Na segunda parte – “Caixa de Ferramentas: Modo de Usar” – o leitor aproxima-se da vertente prática deste manual para a LM, ao contactar com as três ideias que orientaram a sua criação: “alimentar uma abordagem crítica, facilitar a impertinência como condição de cidadania e provocar o conhecimento através do papel de um ‘facilitador’” (p. 43). Três ideias que se constituem como um instrumento “facilitador” em processos de formação em LM, cujas metodologias estratégicas se centram em modelos de participação ativa dos intervenientes.
Tendo sempre a preocupação de chegar a vários contextos e a públicos diversificados, o manual dá relevo ao papel do “formador”, devendo este abandonar o seu posicionamento mais tradicional, para se assumir, preferencialmente, como “um ouvinte ativo, um ‘colocador’ de informação estratégica, um árbitro de jogos partilhados por essa comunidade específica” (p. 43), capaz de promover as três aprendizagens anteriormente anunciadas.
E eis-nos, finalmente, na Parte III, o capítulo nobre deste livro que ocupa cerca de 200 das suas 250 páginas, que se dedicam a apresentar os dez módulos criados para promover a LM.
Com o sentido pedagógico que se exige num texto com estas características, a apresentação de cada módulo repete a mesma estrutura: objetivos gerais; orientações sobre o “modo de usar”; e apresentação de atividades, com indicação de objetivos específicos, definição do público-alvo, indicação do tempo necessário e identificação de recursos, aos quais se acrescenta, com bastante pertinência, a fonte de “inspiração”.

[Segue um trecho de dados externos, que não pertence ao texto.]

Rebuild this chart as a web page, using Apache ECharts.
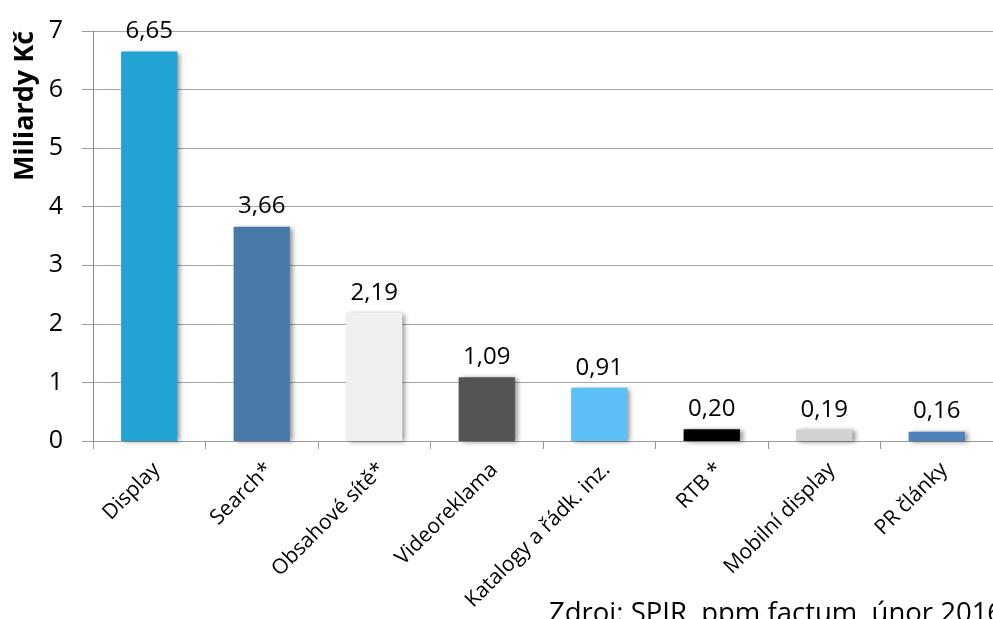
<!DOCTYPE html>
<html>
<head>
<meta charset="utf-8">
<script src="https://cdn.jsdelivr.net/npm/echarts@6/dist/echarts.min.js"></script>
<style>
  html, body { margin: 0; padding: 0; background: #fff; }
  #chart { width: 993px; height: 619px; }
</style>
</head>
<body>
<div id="chart"></div>
<script>
// Internetová reklama podle typu (mld. Kč)
const categories = ['Display', 'Search*', 'Obsahové sítě*', 'Videoreklama', 'Katalogy a řádk. inz.', 'RTB *', 'Mobilní display', 'PR články'];
const values = [6.65, 3.66, 2.19, 1.09, 0.91, 0.20, 0.19, 0.16];
const barColors = ['#21A3D3', '#4A78A8', '#F0F0F0', '#545454', '#5CC0F7', '#000000', '#D2D2D2', '#4F81BD'];
const yTicks = [0, 1, 2, 3, 4, 5, 6, 7];

const FONT = '"Open Sans", sans-serif';
const chart = echarts.init(document.getElementById('chart'), null, { renderer: 'canvas' });

chart.setOption({
  animation: false,
  backgroundColor: '#ffffff',
  grid: { left: 93, right: -10, top: 31, bottom: 178, containLabel: false },
  xAxis: {
    type: 'category',
    data: categories,
    axisLine: { show: true, lineStyle: { color: '#9A9A9A', width: 1 } },
    axisTick: { show: true, length: 8, lineStyle: { color: '#9A9A9A' } },
    axisLabel: {
      rotate: 45, interval: 0, margin: 18, verticalAlign: 'top',
      color: '#000', fontFamily: FONT, fontSize: 21
    }
  },
  yAxis: {
    type: 'value',
    min: yTicks[0], max: yTicks[yTicks.length - 1], interval: 1,
    axisLine: { show: true, lineStyle: { color: '#8C8C8C', width: 1 } },
    axisTick: { show: true, length: 11, lineStyle: { color: '#9A9A9A' } },
    splitLine: { show: true, lineStyle: { color: '#A6A6A6', width: 1 } },
    axisLabel: { margin: 30, color: '#000', fontFamily: FONT, fontSize: 25 }
  },
  series: [{
    type: 'bar',
    barWidth: '50%',
    data: values.map((v, i) => ({ value: v, itemStyle: { color: barColors[i] } })),
    itemStyle: {
      shadowColor: 'rgba(0,0,0,0.45)',
      shadowBlur: 5,
      shadowOffsetX: 3,
      shadowOffsetY: 1
    },
    label: {
      show: true, position: 'top', distance: 8,
      color: '#000', fontFamily: FONT, fontSize: 24,
      formatter: p => p.value.toFixed(2).replace('.', ',')
    }
  }],
  graphic: [
    {
      type: 'text',
      x: 25, y: 106, rotation: Math.PI / 2,
      style: {
        text: 'Miliardy Kč', fill: '#000',
        font: 'bold 27px ' + FONT,
        align: 'center', verticalAlign: 'middle'
      }
    },
    {
      type: 'text',
      left: 549, top: 600,
      style: {
        text: 'Zdroj: SPIR, ppm factum, únor 2016', fill: '#000',
        font: '27.5px ' + FONT
      }
    }
  ]
});
</script>
</body>
</html>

Uma das riquezas das propostas apresentadas assenta na sua diversidade: de públicos, de recursos e de duração, podendo o “facilitador” encontrar, ao longo dos diferentes módulos, sugestões que pode mobilizar e/ou adaptar em função dos contextos em que está a desenvolver a sua ação.
Literacia para os média e cidadania global – caixa de ferramentas apresenta-se, assim, como um convite à reflexão sobre uma problemática que se encontra hoje, não apenas no cerne das realidades sociais que condicionam e influenciam o pensar e agir dos cidadãos, mas também na essência da capacidade de ler e interpretar o mundo que nos cerca, propondo uma intervenção social alternativa capaz de desencadear processos de mudança.
Já passou algum tempo sobre os textos que Ortega y Gasset nos ofereceu, mas as suas ideias mantêm uma pertinente atualidade que nenhum de nós pode deixar de invejar, principalmente quando acompanhamos este texto de Sandra Oliveira e Rita Caetano, o qual nos aproxima dos processos de construção das nossas visões do mundo, alicerçados no desenvolvimento do pensamento crítico de cada cidadão. Na sua obra O que é a filosofia?, Ortega y Gasset lembra-nos que “se existe sujeito, existe inseparavelmente objeto, e vice-versa, se existo eu que penso, existe o mundo que penso. Portanto: a verdade radical é a coexistência de mim com o mundo. Existir é primordialmente coexistir – é ver eu algo que não sou eu, amar eu outro ser, sofrer eu das coisas”.
Fica-nos, pois uma derradeira questão: como podemos nós ver, amar e sentir… como podemos nós coexistir, se não formos capazes de ler, refletir e problematizar criticamente… de participar no sentido de transformar?